La (vraie) histoire des patatas bravas

medecin français à Barcelone

Tous les samedis, Equinox et les grands chefs barcelonais du restaurant Disfrutar, et le critique gastronomique Jaume Fàbrega, éclairent sur la véritable origine des plats phares de la gastronomie espagnole. Ce week-end, direction Madrid pour découvrir les patatas bravas, dont vous n’avez certainement jamais goûté la sauce authentique !

Rien qu’en prononçant ces mots, « patatas bravas », on se sent déjà un peu en vacances. Ce petit en-cas simple mais efficace a le pouvoir de nous transporter sur la terrasse d’un petit bar à tapas, sur une place typique espagnole. Mais où, exactement ?

Car il existe un débat sur le nom des patatas bravas. Madrid et Barcelone se disputent (une fois encore) l’origine du mot « brava »… Et, malheureusement pour la capitale catalane, c’est bien à Madrid que semble être né le plat.

C’est d’ailleurs une recette très récente, contrairement à de nombreuses recettes de la gastronomie espagnole. « Les patatas bravas commencent à être servies dans des bars dans les années 1960« , raconte Eduard Xatruch, chef du restaurant Disfrutar à Barcelone et Compartir à Cadaqués. Mais on sait que la recette était déjà cuisinée dans l’après-guerre, en Espagne, dans les années 1950.
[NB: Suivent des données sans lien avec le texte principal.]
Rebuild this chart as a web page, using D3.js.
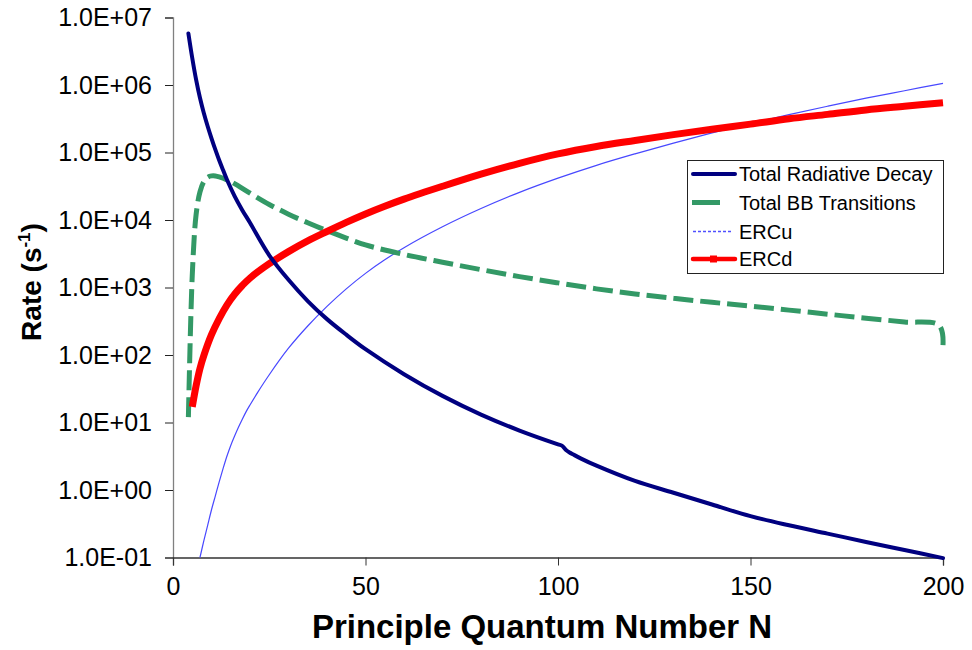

Les pommes de terre du pauvre

« Il y avait des pénuries, et la pomme de terre est un aliment bon marché que l’on consommait beaucoup à l’époque« , explique le chef. Une manière simple d’obtenir un repas était donc de faire frire quelques pommes de terre et de les accompagner avec une sauce facile à faire et peu chère. « C’était une période de famine, et n’importe quelle façon de donner du goût à un aliment bon marché était la bienvenue« , commente Jaume Fàbrega, historien, écrivain et critique gastronomique.

Photo : Madrid, 1950. Archivo ABC

Il s’agit d’un plat tellement populaire qu’il est même parfois surnommé « patatas a lo pobre » ou ‘pommes de terres à la pauvre’, dans le livre Vivir en Madrid de Luis Carandell (1967). C’est cet ouvrage qui mentionne pour la première fois les « patatas bravas » en tant que telles : « les patatas bravas, que l’on appelle parfois les ‘pommes de terre à la pauvre’, sont des pommes de terre frites avec de la sauce piquante, comme on imagine les pauvres mangeant des pommes de terre, c’est-à-dire en trempant du pain dans de la sauce« .

Dans les années 1950-1960, deux bars madrilènes commencent à servir des patatas bravas aux clients : la Casa Perico et La Casona. Le plus habituel était de déguster ses patatas bravas avec une pinte de bière ou un verre de vin rouge. « Ces deux établissements n’existent plus aujourd’hui, ils ont fermé dans les années 1960« , précise Jaume Fàbrega. « À l’époque, de longues queues se formaient devant ces bars, de clients qui voulaient déguster ces pommes de terre. »

Des origines incertaines

Mais il faut bien le reconnaître : faire des patatas bravas, ce n’est pas sorcier. Le concept de pommes de terres frites servies avec une sauce piquante a certainement été inventé et réinventé simultanément à plusieurs endroits et plusieurs époques différentes. « On retrouve d’ailleurs des écrits du XVIIème siècle qui mentionnent déjà que les gens mangeaient des pommes de terre frites avec de la graisse par-dessus, ainsi que du safran ou du paprika« , remarque Xatruch.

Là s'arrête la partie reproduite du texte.